Every bill creates winners and losers. Here's who stands to gain and who bears the cost.

Who Benefits

  • Workers subject to ADS-driven discipline or termination — they gain notice, the right to request the ADS data used against them (one 12‑month copy per year), and the protection of a human review when ADS are the primary basis for adverse action.
  • Independent contractors and gig workers — because the statute’s 'worker' definition explicitly includes contractors, these nontraditional labor categories receive the same transparency and procedural protections as employees.
  • Labor unions and authorized representatives — the pre-use and post-use notice requirements, plus access and anti-retaliation protections, strengthen collective bargaining leverage and give authorized reps concrete information to negotiate or challenge ADS policies.
  • Regulators and enforcement bodies — the Labor Commissioner gets clear jurisdiction and investigatory tools, including temporary relief and citation authority, which improves the capacity to address algorithmic harm in workplaces.

Who Bears the Cost

  • Employers that deploy ADS (warehousing, rideshare, gig platforms, retail, call centers, and public agencies) — they must create inventories, translate notices, change operational workflows, document parameters and quotas, and support data-access requests.
  • Third-party ADS vendors and HR-platform providers — they will face increased disclosure demands (vendor identity, parameters) and contractual obligations to support human review and data exports, raising product-development and legal costs.
  • Small businesses and resource-constrained public agencies — the compliance burden (notice systems, anonymization, human-review processes) may be disproportionately costly relative to their budgets and technical capacity.
  • The Labor Commissioner and courts — investigation, enforcement, and potential litigation demand staffing and technical expertise to evaluate ADS systems and disputed algorithmic outputs.

Key Issues

The Core Tension

The bill confronts a classic policy trade-off: protecting workers’ procedural rights and transparency (which demands disclosure, oversight, and human review) versus preserving employers’ operational flexibility, proprietary algorithms, and the economic benefits of automated management; the more the law protects workers, the more it raises compliance costs and potential disclosure of business-sensitive information, and the statute leaves open how to reconcile those competing interests in practice.
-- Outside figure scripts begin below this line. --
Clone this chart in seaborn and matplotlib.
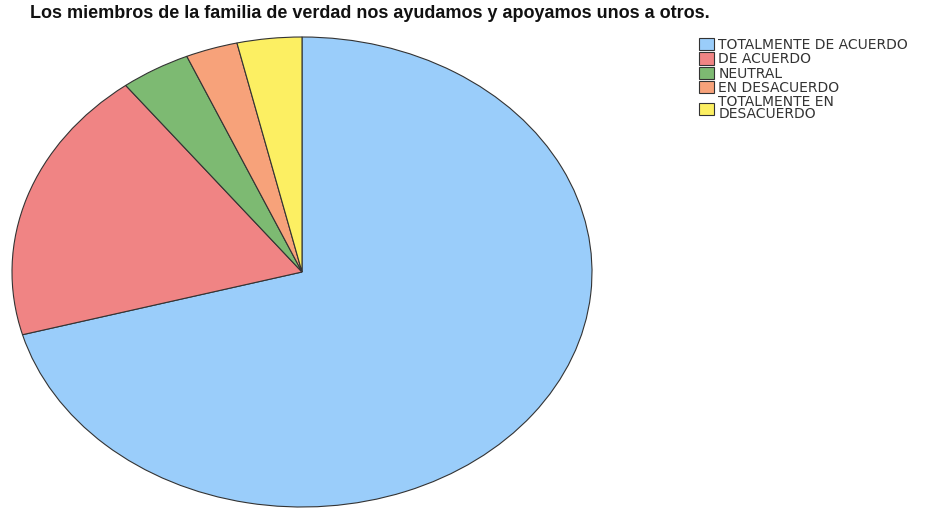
import matplotlib
matplotlib.use("Agg")
import matplotlib.pyplot as plt
import seaborn as sns

# Data (percent of answers)
categories = ["TOTALMENTE DE ACUERDO", "DE ACUERDO", "NEUTRAL",
              "EN DESACUERDO", "TOTALMENTE EN\nDESACUERDO"]
values = [70.7, 18.9, 3.9, 2.9, 3.6]
colors = ["#9ACDFA", "#F08484", "#7DBA72", "#F7A27A", "#FCEF62"]

sns.set_theme(style="white")
plt.rcParams["font.family"] = ["Liberation Sans", "DejaVu Sans"]

fig = plt.figure(figsize=(9.44, 5.08), dpi=100)
ax = fig.add_axes([12 / 944, 1 / 508, 580 / 944, 470 / 508])

wedges, _ = ax.pie(values, colors=colors, startangle=90, counterclock=False,
                   radius=1, wedgeprops={"edgecolor": "#333333", "linewidth": 0.8})
ax.set_aspect("auto")
ax.set_xlim(-1, 1)
ax.set_ylim(-1, 1)

fig.text(30 / 944, 1 - 14 / 508, "Los miembros de la familia de verdad nos ayudamos y apoyamos unos a otros.",
         fontsize=13, fontweight="bold", va="center", ha="left", color="#111111")

leg = fig.legend(wedges, categories, loc="upper left", bbox_to_anchor=(699 / 944, 1 - 38 / 508),
                 frameon=False, prop={"family": "DejaVu Sans", "size": 10},
                 handlelength=1.1, handleheight=1.0,
                 handletextpad=0.3, labelspacing=0.02, borderaxespad=0, borderpad=0)
for t in leg.get_texts():
    t.set_linespacing(0.8)
    t.set_color("#333333")

fig.savefig("out.png", dpi=100)
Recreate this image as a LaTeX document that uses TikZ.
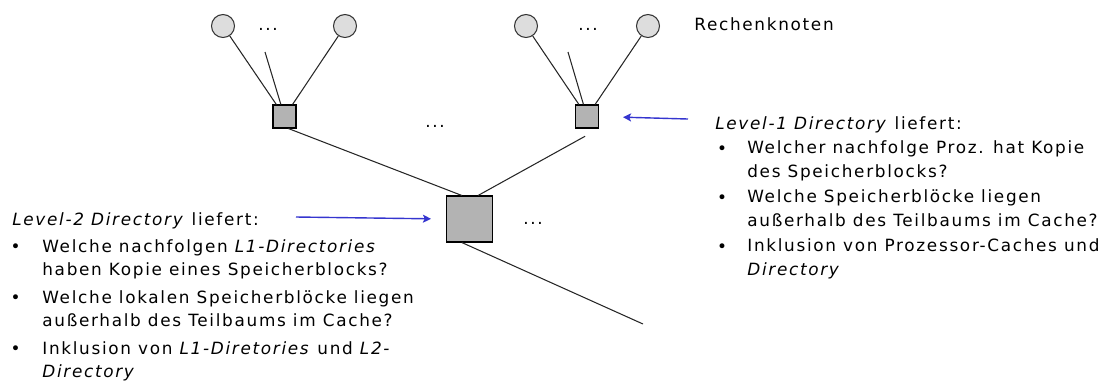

SB 7 builds useful procedural protections, but it leaves several implementation risks and trade-offs unresolved. Key terms like 'primarily relied on' and 'key parameters known to disproportionately affect the output' are fact‑intensive and legally fuzzy; employers and courts will litigate over the line between 'assistance' and 'primary reliance', as well as what counts as a sufficiently disclosed parameter.

The one‑request‑per‑12‑months cap for obtaining ADS data balances administrative cost against worker transparency, but it may be too restrictive for workers challenging an adverse action or for repeated harms occurring within a year. The anonymization requirement protects third parties, but it may complicate a worker’s ability to meaningfully challenge complaints or witness statements that informed an ADS decision.

There are also tensions between transparency and legitimate business interests. Requiring disclosure of vendor identities, model parameters, and quantified quotas risks exposing trade secrets or exploitable operational details; employers will seek to narrow or redact such disclosures, inviting disputes.

The statutory civil penalty—$500 per violation—is small compared with compliance costs and potential litigation exposure, which raises questions about whether nominal penalties will deter noncompliance. Finally, the law’s carve-outs—particularly the collective bargaining waiver and federal-contracting exception—create patchwork coverage and could incentivize employers to rely on bargaining or federal justifications to avoid transparency obligations, shifting protections unevenly across workforces.